Five trends in philanthropy in the United Kingdom & Geneva

By: Cathy Scalzo

Philanthropy Australia’s New Gen team recently put together a whirlwind, whistle-stop study tour of organisations in London and Geneva dedicated to philanthropy, impact investment and building the effectiveness of social organisations. We have all returned with much to reflect on. Here are just a few of the key trends we observed.

1. Using all the tools in the toolbox

Foundations in the UK and Geneva are willing to deploy the full array of assets and tools they have at their disposal to bring about social change. The challenge lies in identifying which tool is best suited to the particular social issue you are trying to address. Even those foundations that have pioneered social finance and impact investing emphasise the importance of granting and philanthropic risk capital in addressing intractable social issues. In an era when governments are cutting social budgets, grants have become gold dust. In response, UK foundations are increasingly favouring untied, longer term funding that supports good organisations to be even better. Foundations are funding capacity building and the development of commercial and human capital to ensure social organisations are investment and service-delivery ready; and that they have the data they need to support and improve their programme delivery. The Foundations we visited were strongly in favour of funding advocacy, as well as engaging in advocacy themselves to support the social issues that mattered to them.      

2. Aligning investments with mission and values

Many of the foundations we visited are working towards aligning their investments with their social goals. This was a challenging and complex task being approached in different ways. Divestment was not the path for every foundation. Some instead sought to use their influence as shareholder activists, while others were working towards UNPRI or setting aside a pool of capital for impact investment. Many of the foundations would use a combination of these strategies.

3. Collaboration is important but hard to do

There was widespread support for collaboration but also an acknowledgement that true collaboration was hard to do well -  it requires patience, humility, strong existing relationships and an alignment of purpose amongst collaborators. Information sharing and a high level of transparency were considered key ingredients for ensuring the right approaches to social problems were being supported.     

4. Using data to deliver better outcomes

The collection of data and the use of evidence-based approaches remains important to foundations but only to the extent that data is used to deliver better outcomes for beneficiaries. There was a strong belief that proportionality was important. Foundations were trying to avoid heavy-handed impact measurement tools for low impact projects and complex impact measurement and bureaucracy that discouraged transparency and diverted charities from their real work.      

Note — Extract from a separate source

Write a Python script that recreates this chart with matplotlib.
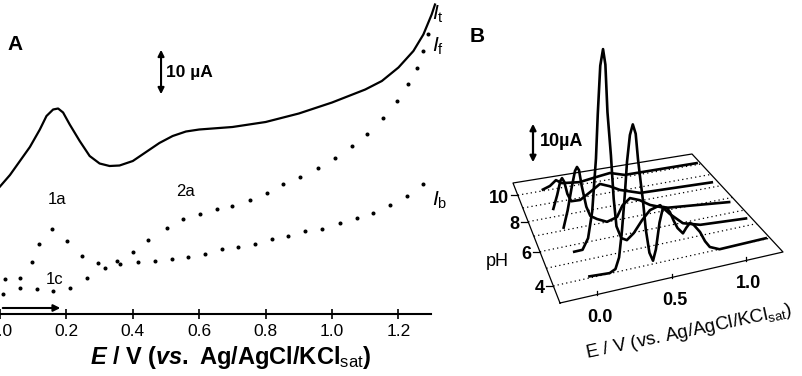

5. Taking risk to increase impact

Risk was a key concept for many foundations and other organisations committed to building the capacity and effectiveness of social organisations. We were encouraged to think about risk relative to the size and scale of the social challenges we face and the potential to leverage impact - the greater the potential impact, the greater the risks we need to be willing to take.  In this way, philanthropy can be seen as social risk capital – it can be used in the face of uncertainty to pilot new ideas  in accordance with a theory of change. Philanthropists needed to see themselves as calculated risk takers – willing to grant when government won’t and bear the risks that others can’t. Social investors too must be calculated risk takers –willing to invest when traditional investors won’t and willing to accept lower or even no returns in exchange for social good and building the capacity of organisations to have greater impact.